Miss Fujinami made up her mind to cultivate Asako's friendship, and to learn all that she could from her. So she at once invited her cousin to the mysterious house in Akasaka, and Asako at once accepted.

The doors seemed to fly open at the magic of the wanderer's return.
Behind each partition were family retainers, bowing and smiling.
Three maids assisted her to remove her boots. There was a sense of
expectation and hospitality, which calmed Asako's fluttering shyness.

"Welcome! Welcome!" chanted the chorus of maids, "O agari nasaimashi! (pray step up into the house!)"

The visitor was shown into a beautiful airy room overlooking the landscape garden. She could not repress an Ah! of wonder, when first this fairy pleasance came in sight. It was all so green, so tiny, and so perfect,—the undulating lawn, the sheet of silver water, the pigmy forests which clothed its shores, its disappearance round a shoulder of rock into that hinterland of high trees which closed the vista and shut out the intrusion of the squalid city.

The Japanese understand better than we do the mesmeric effects of sights and sounds. It was to give her time to assimilate her surroundings that Asako was left alone for half an hour or so, while Sadako and her mother were combing their hair and putting their kimonos straight. Tea and biscuits were brought for her, but her fancy was astray in the garden. Already to her imagination a little town had sprung up along the shingles of the tiny bay which faced her; the sails of white ships were glimpsing where the sunlight struck the water; and from round the rock promontory she could catch the shimmer of the Prince's galleon with its high poop and stern covered with solid gold. He was on his way to rescue the lady who was immured in the top of the red pagoda on the opposite hill.

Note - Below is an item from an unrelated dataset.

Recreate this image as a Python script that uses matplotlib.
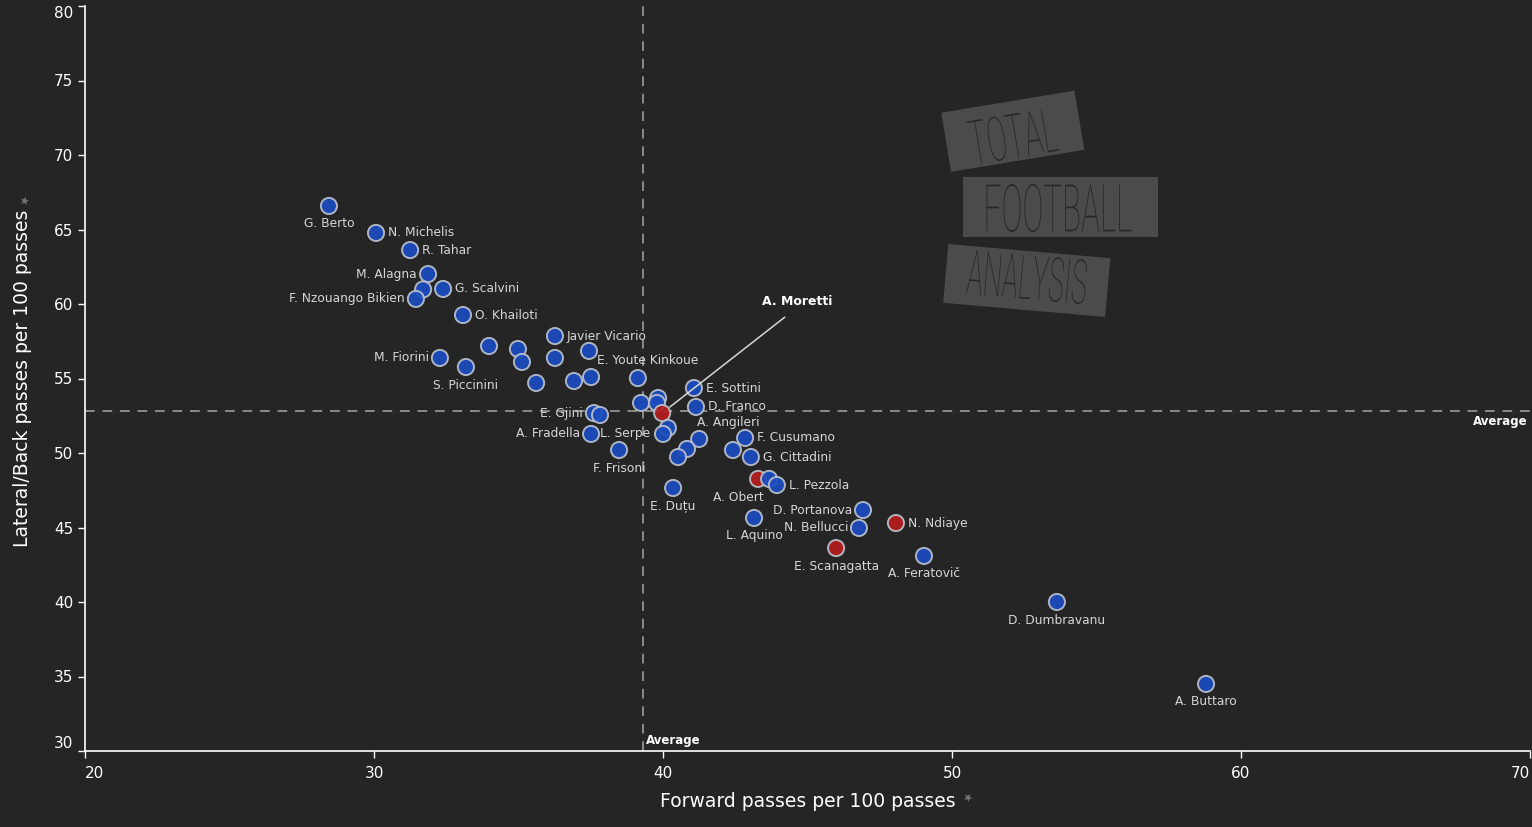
import matplotlib
matplotlib.use("Agg")
import matplotlib.pyplot as plt
from matplotlib.patches import Rectangle, PathPatch
from matplotlib.textpath import TextPath
from matplotlib.font_manager import FontProperties
from matplotlib.transforms import Affine2D

# ---------------- data ----------------
names = ["G. Berto", "N. Michelis", "R. Tahar", "M. Alagna", "", "G. Scalvini",
         "F. Nzouango Bikien", "O. Khailoti", "Javier Vicario", "", "", "", "", "",
         "M. Fiorini", "S. Piccinini", "", "", "", "E. Youte Kinkoue",
         "E. Sottini", "D. Franco", "", "", "", "A. Moretti", "E. Gjini", "L. Serpe",
         "A. Fradella", "", "", "F. Frisoni", "A. Angileri", "", "", "F. Cusumano",
         "", "G. Cittadini", "E. Duțu", "A. Obert", "", "L. Pezzola", "D. Portanova",
         "N. Bellucci", "L. Aquino", "N. Ndiaye", "E. Scanagatta", "A. Feratovič",
         "D. Dumbravanu", "A. Buttaro"]
forward = [28.44, 30.07, 31.25, 31.87, 31.70, 32.39,
           31.45, 33.08, 36.26, 33.98, 34.98, 35.12, 36.26, 37.44,
           32.28, 33.18, 35.61, 36.92, 37.51, 39.13,
           41.07, 41.14, 39.24, 39.83, 39.79, 39.97, 37.61, 37.82,
           37.51, 40.17, 40.00, 38.48, 41.25, 40.83, 40.52, 42.84,
           42.42, 43.04, 40.35, 43.29, 43.67, 43.94, 46.92,
           46.78, 43.15, 48.06, 45.99, 49.03,
           53.63, 58.79]
lateral = [66.58, 64.77, 63.62, 62.01, 60.98, 61.01,
           60.34, 59.26, 57.85, 57.18, 56.98, 56.11, 56.38, 56.85,
           56.38, 55.77, 54.70, 54.83, 55.10, 55.03,
           54.36, 53.09, 53.36, 53.69, 53.36, 52.68, 52.68, 52.55,
           51.28, 51.68, 51.28, 50.20, 50.94, 50.27, 49.73, 51.01,
           50.20, 49.73, 47.65, 48.26, 48.26, 47.85, 46.17,
           44.97, 45.64, 45.30, 43.62, 43.09,
           40.00, 34.50]
highlighted = ["A. Moretti", "A. Obert", "N. Ndiaye", "E. Scanagatta"]
avg_forward = 39.31
avg_lateral = 52.82
x_ticks = [20, 30, 40, 50, 60, 70]
y_ticks = [30, 35, 40, 45, 50, 55, 60, 65, 70, 75, 80]
x_title = "Forward passes per 100 passes"
y_title = "Lateral/Back passes per 100 passes"
focus_player = "A. Moretti"

# label placement (pixel offsets, style only)
R = (12, 0, "left")
L = (-11, 0, "right")
B = (0, -18, "center")
label_pos = {
    "G. Berto": B, "N. Michelis": R, "R. Tahar": R, "M. Alagna": L,
    "G. Scalvini": R, "F. Nzouango Bikien": L, "O. Khailoti": R,
    "Javier Vicario": R, "M. Fiorini": L, "S. Piccinini": B,
    "E. Youte Kinkoue": (10, 18, "center"), "E. Sottini": R, "D. Franco": R,
    "E. Gjini": L, "L. Serpe": (0, -18, "left"), "A. Fradella": L,
    "F. Frisoni": B, "A. Angileri": (29, 16, "center"), "F. Cusumano": R,
    "G. Cittadini": R, "E. Duțu": B, "A. Obert": (-20, -19, "center"),
    "L. Pezzola": R, "D. Portanova": L, "N. Bellucci": L, "L. Aquino": B,
    "N. Ndiaye": R, "E. Scanagatta": B, "A. Feratovič": B,
    "D. Dumbravanu": B, "A. Buttaro": B,
}

BG = "#252525"
BLUE = "#1b4cbf"
RED = "#b51d1d"
W, H = 1532, 827

fig = plt.figure(figsize=(W / 100, H / 100), dpi=100, facecolor=BG)
ax = fig.add_axes([85 / W, (H - 751) / H, (1530 - 85) / W, (751 - 6) / H])
ax.set_facecolor(BG)
ax.set_xlim(20, 70)
ax.set_ylim(30, 80)

for s in ["top", "right"]:
    ax.spines[s].set_visible(False)
for s in ["left", "bottom"]:
    ax.spines[s].set_color("white")
    ax.spines[s].set_linewidth(1.2)
ax.set_xticks(x_ticks)
ax.set_yticks(y_ticks)
ax.tick_params(colors="white", labelsize=11, length=5, width=1)
ax.tick_params(axis="x", pad=6)
for lab in ax.get_xticklabels() + ax.get_yticklabels():
    lab.set_color("white")
# keep the end labels inside the axis extent
xl = ax.get_xticklabels()
xl[0].set_ha("left")
xl[-1].set_ha("right")
yl = ax.get_yticklabels()
yl[0].set_va("bottom")
yl[-1].set_va("top")

ax.set_xlabel(x_title, color="white", fontsize=13.5, labelpad=8)
ax.set_ylabel(y_title, color="white", fontsize=13.5, labelpad=16)

# average lines
ax.axvline(avg_forward, color="#8a8a8a", lw=1.4, ls=(0, (5, 4)), zorder=1)
ax.axhline(avg_lateral, color="#8a8a8a", lw=1.4, ls=(0, (5, 4)), zorder=1)
ax.text(69.9, avg_lateral - 0.3, "Average", color="white", fontsize=8.5,
        fontweight="bold", ha="right", va="top")
ax.text(avg_forward + 0.1, 30.3, "Average", color="white", fontsize=8.5,
        fontweight="bold", ha="left", va="bottom")

cols = [RED if n in highlighted else BLUE for n in names]
ax.scatter(forward, lateral, s=135, c=cols, edgecolors="#b9c0cc",
           linewidths=1.4, alpha=0.92, zorder=3)

for n, x, y in zip(names, forward, lateral):
    if n in label_pos:
        dx, dy, ha = label_pos[n]
        ax.annotate(n, (x, y), xytext=(dx, dy), textcoords="offset pixels",
                    ha=ha, va="center", color="#d6d6d6", fontsize=8.8, zorder=4)
    if n == focus_player:
        ax.annotate(n, (x, y), xytext=(44.64, 60.2), textcoords="data",
                    ha="center", va="center", color="white", fontsize=9,
                    fontweight="bold", zorder=4,
                    arrowprops=dict(arrowstyle="-", color="#d8d8d8", lw=1.1,
                                    relpos=(0.5, 0), shrinkA=8, shrinkB=7))

# small pin marks after the axis titles
fig.text(966 / W, 1 - 799 / H, "\u2605", color="#777777", fontsize=8,
         ha="center", va="center", rotation=-30)
fig.text(26 / W, 1 - 201 / H, "\u2605", color="#777777", fontsize=8,
         ha="center", va="center", rotation=60)

# ---------------- logo ----------------
ov = fig.add_axes([0, 0, 1, 1])
ov.set_xlim(0, W)
ov.set_ylim(H, 0)
ov.axis("off")
ov.patch.set_alpha(0)

def rect(cx, cy, w, h, ang):
    ov.add_patch(Rectangle((cx - w / 2, cy - h / 2), w, h, angle=-ang,
                           rotation_point="center", facecolor="#4b4b4b",
                           edgecolor="none", zorder=1))

def logo_text(s, cx, cy, w, h, ang):
    tp = TextPath((0, 0), s, size=100,
                  prop=FontProperties(family=["Roboto", "DejaVu Sans"], weight="light"))
    ext = tp.get_extents()
    t = (Affine2D().translate(-(ext.x0 + ext.x1) / 2, -(ext.y0 + ext.y1) / 2)
         .scale(w / ext.width, -h / ext.height)
         .rotate_deg(-ang).translate(cx, cy))
    ov.add_patch(PathPatch(t.transform_path(tp), facecolor="#282828",
                           edgecolor="none", zorder=2))

rect(1012.75, 131.25, 135, 60, 9.4)
rect(1060.5, 207, 195, 60, 0)
rect(1026.75, 280.5, 162.6, 59, -5)
logo_text("TOTAL", 1013, 136, 87, 45, 9.4)
logo_text("FOOTBALL", 1059, 208, 145, 48, 0)
logo_text("ANALYSIS", 1027, 277, 119, 45, -5)

fig.savefig("out.png", dpi=100, facecolor=BG)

Asako's legs were getting numb. She had been sitting on them in correct Japanese fashion all this time. She was proud of the accomplishment, which she considered must be hereditary, but she could not keep it up for much longer than half an hour. Sadako's mother entered.

"Asa San is welcome."

Much bowing began, in which Asako felt her disadvantage. The long lines of the kimono, with the big sash tied behind, lend themselves with peculiar grace to the squatting bow of Japanese intercourse. But Asako, in the short blue jacket of her tailor-made serge, felt that her attitude was that of the naughty little boys in English picture books, bending over for castigation.

Mrs. Fujinami wore a perfectly plain kimono, blackish-brown in colour, with a plain gold sash. It is considered correct for middle-aged ladies in Japan to dress with modesty and reserve. She was tall for a Japanese woman and big-boned, with a long lantern-face, and an almost Jewish nose. The daughter was of her mother's build. But her face was a perfect oval, the melon-seed shape which is so highly esteemed in her country. The severity of her appearance was increased, by her blue-tinted spectacles; and like so many Japanese women, her teeth were full of gold stopping. She was resplendent in blue, the blue of the Mediterranean, with fronds of cherry-blossom and floating pink petals designed round her skirts and at the bottom of the long exaggerated sleeves. The sash of broad stiff brocade shone with light blue and silver in a kind of conventional wave pattern. This was tied at the back with a huge bow, which seemed perched upon its wearer like a gigantic butterfly alighting on a cornflower. Her straight black hair was parted on one side in "foreign" style. But her mother wore the helmet-like marumagé, the edifice of conservative taste in married women, which looks more like a wig than like natural hair.

Rings sparkled on Sadako's fingers, and she wore a diamond ornament across her sash; but neither their taste nor their quality impressed her cousin. Her face was of the same ivory tint as Asako's, but it was hidden under a lavish coating of liquid powder. This hideous embellishment covers not only the Mongolian yellow, which every Japanese woman seems anxious to hide, but also the natural and charming nuances of young skin, under a white monotonous surface like a mask of clay. Painted roses bloomed on the girl's cheeks. The eyebrows were artificially darkened as well as the lines round the eyes. The face and its expression, in fact, were quite obscured by cosmetics; and Miss Fujinami was wrapped in a cloud of cheap scent like a servant-girl on her evening out.